---------- Dataset extract ----------
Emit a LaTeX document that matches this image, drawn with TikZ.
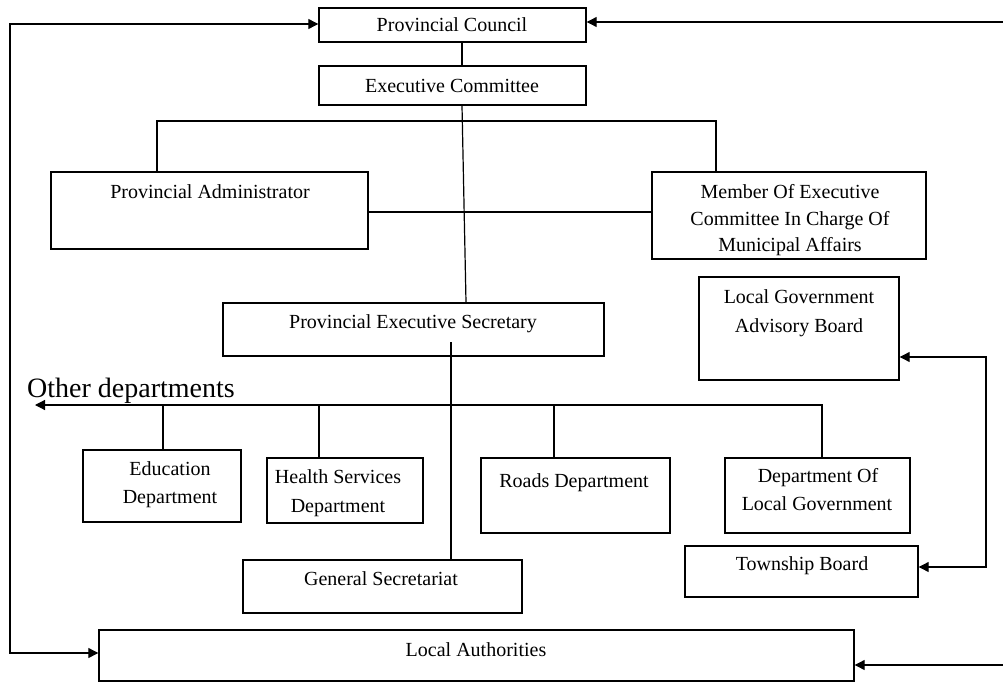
\documentclass[tikz,border=0pt]{standalone}
\usepackage{fontspec}
\setmainfont{Liberation Serif}
\usetikzlibrary{arrows.meta}
\tikzset{
  box/.style={draw, line width=1.4pt, inner sep=0pt, fill=none},
  txt/.style={inner sep=0pt, anchor=base, font=\fontsize{20}{24}\selectfont},
  big/.style={inner sep=0pt, anchor=base west, font=\fontsize{28}{32}\selectfont},
  conn/.style={line width=1.2pt},
  arr/.style={conn, -{Triangle[length=10pt,width=10pt]}},
  arrboth/.style={conn, {Triangle[length=10pt,width=10pt]}-{Triangle[length=10pt,width=10pt]}}
}
\begin{document}
\begin{tikzpicture}[x=1pt,y=-1pt]
\useasboundingbox (0,0) rectangle (1003,682);
% boxes
\node[box, minimum width=267pt, minimum height=34pt] (pc) at (452.5,25) {};
\node[box, minimum width=267pt, minimum height=39pt] (ec) at (452.5,85.5) {};
\node[box, minimum width=317pt, minimum height=77pt] (pa) at (209.5,210.5) {};
\node[box, minimum width=274pt, minimum height=87pt] (mem) at (789,215.5) {};
\node[box, minimum width=381pt, minimum height=53pt] (pes) at (413.5,329.5) {};
\node[box, minimum width=200pt, minimum height=103pt] (lgab) at (799,328.5) {};
\node[box, minimum width=158pt, minimum height=72pt] (edu) at (162,486) {};
\node[box, minimum width=156pt, minimum height=65pt] (hs) at (345,490.5) {};
\node[box, minimum width=189pt, minimum height=75pt] (rd) at (575.5,495.5) {};
\node[box, minimum width=185pt, minimum height=75pt] (dlg) at (817.5,495.5) {};
\node[box, minimum width=279pt, minimum height=53pt] (gs) at (382.5,586.5) {};
\node[box, minimum width=233pt, minimum height=51pt] (tb) at (801.5,571.5) {};
\node[box, minimum width=755pt, minimum height=51pt] (la) at (476.5,655.5) {};
% texts
\node[txt] (tpc) at (452,32) {Provincial Council};
\node[txt] (tec) at (452,93) {Executive Committee};
\node[txt] (tpa) at (210,198) {Provincial Administrator};
\node[txt] (tm1) at (790,198) {Member Of Executive};
\node[txt] (tm2) at (790,225) {Committee In Charge Of};
\node[txt] (tm3) at (790,251) {Municipal Affairs};
\node[txt] (tpes) at (413,328) {Provincial Executive Secretary};
\node[txt] (tlg1) at (799,303) {Local Government};
\node[txt] (tlg2) at (799,332) {Advisory Board};
\node[txt] (ted1) at (170,475) {Education};
\node[txt] (ted2) at (170,503) {Department};
\node[txt] (ths1) at (338,483) {Health Services};
\node[txt] (ths2) at (338,512) {Department};
\node[txt] (trd) at (574,487) {Roads Department};
\node[txt] (tdl1) at (818,482) {Department Of};
\node[txt] (tdl2) at (817,510) {Local Government};
\node[txt] (tgs) at (381,585) {General Secretariat};
\node[txt] (ttb) at (802,570) {Township Board};
\node[txt] (tla) at (476,656) {Local Authorities};
\node[big] (tod) at (27,397) {Other departments};
% helper coordinates
\coordinate (v1) at (462,0);
\coordinate (v2) at (466,0);
\coordinate (b1) at (157,121);
\coordinate (b2) at (716,121);
\coordinate (pm) at (0,212);
\coordinate (s1) at (451,342);
\coordinate (od) at (35,405);
\coordinate (d1) at (163,405);
\coordinate (d2) at (319,405);
\coordinate (d3) at (554,405);
\coordinate (d4) at (822,405);
\coordinate (l1) at (10,24);
\coordinate (l2) at (10,653);
\coordinate (r1) at (1003,22);
\coordinate (r2) at (1003,665);
\coordinate (t1) at (986,567);
\coordinate (t2) at (986,357);
% connectors
\draw[conn] (pc.south -| v1) -- (ec.north -| v1);
\draw[conn] (ec.south -| v1) -- (pes.north -| v2);
\draw[conn] (pa.north -| b1) -- (b1) -- (b2) -- (mem.north -| b2);
\draw[conn] (pa.east |- pm) -- (mem.west |- pm);
\draw[conn] (s1) -- (gs.north -| s1);
\draw[arr] (dlg.north -| d4) -- (d4) -- (od);
\draw[conn] (edu.north -| d1) -- (d1);
\draw[conn] (hs.north -| d2) -- (d2);
\draw[conn] (rd.north -| d3) -- (d3);
\draw[arrboth] (pc.west |- l1) -- (l1) -- (l2) -- (la.west |- l2);
\draw[arr] (r1) -- (pc.east |- r1);
\draw[arr] (r2) -- (la.east |- r2);
\draw[arrboth] (tb.east |- t1) -- (t1) -- (t2) -- (lgab.east |- t2);
\end{tikzpicture}
\end{document}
----------
Do this: Omit the pictures, then output the rest of the listing exactly.

The completed task:
Emit a LaTeX document that matches this image, drawn with TikZ.
\documentclass[tikz,border=0pt]{standalone}
\usepackage{fontspec}
\setmainfont{Liberation Serif}
\usetikzlibrary{arrows.meta}
\tikzset{
  box/.style={draw, line width=1.4pt, inner sep=0pt, fill=none},
  txt/.style={inner sep=0pt, anchor=base, font=\fontsize{20}{24}\selectfont},
  big/.style={inner sep=0pt, anchor=base west, font=\fontsize{28}{32}\selectfont},
  conn/.style={line width=1.2pt},
  arr/.style={conn, -{Triangle[length=10pt,width=10pt]}},
  arrboth/.style={conn, {Triangle[length=10pt,width=10pt]}-{Triangle[length=10pt,width=10pt]}}
}
\begin{document}
\begin{tikzpicture}[x=1pt,y=-1pt]
\useasboundingbox (0,0) rectangle (1003,682);
% boxes
\node[box, minimum width=267pt, minimum height=34pt] (pc) at (452.5,25) {};
\node[box, minimum width=267pt, minimum height=39pt] (ec) at (452.5,85.5) {};
\node[box, minimum width=317pt, minimum height=77pt] (pa) at (209.5,210.5) {};
\node[box, minimum width=274pt, minimum height=87pt] (mem) at (789,215.5) {};
\node[box, minimum width=381pt, minimum height=53pt] (pes) at (413.5,329.5) {};
\node[box, minimum width=200pt, minimum height=103pt] (lgab) at (799,328.5) {};
\node[box, minimum width=158pt, minimum height=72pt] (edu) at (162,486) {};
\node[box, minimum width=156pt, minimum height=65pt] (hs) at (345,490.5) {};
\node[box, minimum width=189pt, minimum height=75pt] (rd) at (575.5,495.5) {};
\node[box, minimum width=185pt, minimum height=75pt] (dlg) at (817.5,495.5) {};
\node[box, minimum width=279pt, minimum height=53pt] (gs) at (382.5,586.5) {};
\node[box, minimum width=233pt, minimum height=51pt] (tb) at (801.5,571.5) {};
\node[box, minimum width=755pt, minimum height=51pt] (la) at (476.5,655.5) {};
% texts
\node[txt] (tpc) at (452,32) {Provincial Council};
\node[txt] (tec) at (452,93) {Executive Committee};
\node[txt] (tpa) at (210,198) {Provincial Administrator};
\node[txt] (tm1) at (790,198) {Member Of Executive};
\node[txt] (tm2) at (790,225) {Committee In Charge Of};
\node[txt] (tm3) at (790,251) {Municipal Affairs};
\node[txt] (tpes) at (413,328) {Provincial Executive Secretary};
\node[txt] (tlg1) at (799,303) {Local Government};
\node[txt] (tlg2) at (799,332) {Advisory Board};
\node[txt] (ted1) at (170,475) {Education};
\node[txt] (ted2) at (170,503) {Department};
\node[txt] (ths1) at (338,483) {Health Services};
\node[txt] (ths2) at (338,512) {Department};
\node[txt] (trd) at (574,487) {Roads Department};
\node[txt] (tdl1) at (818,482) {Department Of};
\node[txt] (tdl2) at (817,510) {Local Government};
\node[txt] (tgs) at (381,585) {General Secretariat};
\node[txt] (ttb) at (802,570) {Township Board};
\node[txt] (tla) at (476,656) {Local Authorities};
\node[big] (tod) at (27,397) {Other departments};
% helper coordinates
\coordinate (v1) at (462,0);
\coordinate (v2) at (466,0);
\coordinate (b1) at (157,121);
\coordinate (b2) at (716,121);
\coordinate (pm) at (0,212);
\coordinate (s1) at (451,342);
\coordinate (od) at (35,405);
\coordinate (d1) at (163,405);
\coordinate (d2) at (319,405);
\coordinate (d3) at (554,405);
\coordinate (d4) at (822,405);
\coordinate (l1) at (10,24);
\coordinate (l2) at (10,653);
\coordinate (r1) at (1003,22);
\coordinate (r2) at (1003,665);
\coordinate (t1) at (986,567);
\coordinate (t2) at (986,357);
% connectors
\draw[conn] (pc.south -| v1) -- (ec.north -| v1);
\draw[conn] (ec.south -| v1) -- (pes.north -| v2);
\draw[conn] (pa.north -| b1) -- (b1) -- (b2) -- (mem.north -| b2);
\draw[conn] (pa.east |- pm) -- (mem.west |- pm);
\draw[conn] (s1) -- (gs.north -| s1);
\draw[arr] (dlg.north -| d4) -- (d4) -- (od);
\draw[conn] (edu.north -| d1) -- (d1);
\draw[conn] (hs.north -| d2) -- (d2);
\draw[conn] (rd.north -| d3) -- (d3);
\draw[arrboth] (pc.west |- l1) -- (l1) -- (l2) -- (la.west |- l2);
\draw[arr] (r1) -- (pc.east |- r1);
\draw[arr] (r2) -- (la.east |- r2);
\draw[arrboth] (tb.east |- t1) -- (t1) -- (t2) -- (lgab.east |- t2);
\end{tikzpicture}
\end{document}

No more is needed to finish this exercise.